If I have a criticism of the book it's that it tends to be very American-centric. While the principles contained in the book remain general enough that readers can lay the theoretical model she traces upon the telecommunications landscape of non-US states, this is a bit of work that non-American readers will have to do when examining their own telecommunications landscape through her lens. This may somewhat limit the book's immediate guidance to policy makers, policy analysts, economists, Internet governance scholars, and concerned/interested citizens more generally, but not so much that any of these readers should stay away.

I have a suspicion that this book will become one of the centrepieces for Internet governance literatures in coming years, and likely to be as influential Benkler's The Wealth of Networks: How Social Production Transforms Markets and Freedom with regards to the economics of the Internet. If issues around Internet governance, innovation, and control are your cup of tea then consider this book an absolute must buy.
5 of 7 people found the following review helpful
5.0 out of 5 stars Important 11 May 2011
By Tim Wu - Published on Amazon.com
Format:Hardcover
This book is the most comprehensive study of the issues surrounding Internet Innovation, Net Neutrality, and related issues. It lays the intellectual foundation for Internet policy over the next decade. In particular, this book offers powerful non-market power based reasons to favor non-discrimination policies for internet traffic. Highly recommended.

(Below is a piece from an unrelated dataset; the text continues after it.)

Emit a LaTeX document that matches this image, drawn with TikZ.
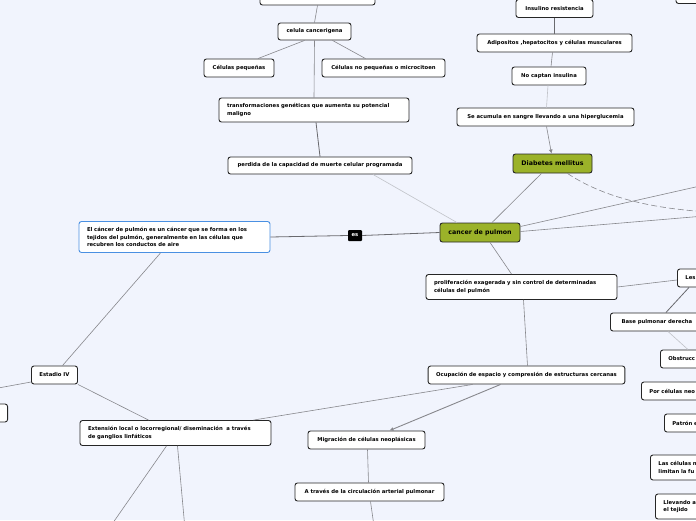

3.0 out of 5 stars Didn't understand the book 9 Sep 2013
By Eric Morrow - Published on Amazon.com
Format:Paperback|Verified Purchase
I got this book on Fred Wilson's recommendation. I found it academic and confusing. Which doesn't mean that it isn't a good or important book. But it was inaccessible to me. I work in the internet space as a digital marketer and I was hoping to learn more about the technical underpinnings of the net and how that relates to innovation (the title of the book after all).
4 of 10 people found the following review helpful
3.0 out of 5 stars whither net neutrality? 10 Sep 2010
By jomamma - Published on Amazon.com
Format:Hardcover
A good part of the book is devoted to the history and technical architecture of the internet. Light reference to the burning issue of net neutrality and extensive discussion of its surrogate "end-to-end arguments" of the narrow and broad types is puzzling. The internet is not end-to-end but based on hops, box 3.4, as stated on p. 384, so what is the big deal with end-to-end hop-less connectivity, except for real-time communication which was not part of the original design of the internet? This is the first time I learned that Salzer, Reed and Clark (1981) take credit for original "end-to-end" arguments (p. 58), overshadowing Vinton Cerf, Bob Kahn and Jon Postel who "invented" the Internet well before 1981. van Schewich ought to explain why she considers Salzer et al phrase "end-to-end" to be the catchphrase and linguistic keyword for the entire book, instead of relegating it to a mere historical artifact.

Ignoring the unnecessary exposition on the Application/ Transport/ Internet and Link layers, known to every Cisco technician, van Schewich deserves credit for building the next two sections of the book: Net Neutrality and competition, and Net Neutrality and innovation. van Schewich comprehensively surveys the literature of the internet + competition (Varian genre) and internet+innovation (von Hippel genre). The conclusions are predictably unpalatable to the financial health of Comcast and Verizon, that erosion of transparent "end-to-end" connectivity (net neutrality) would be anti-competitive and would stifle innovation.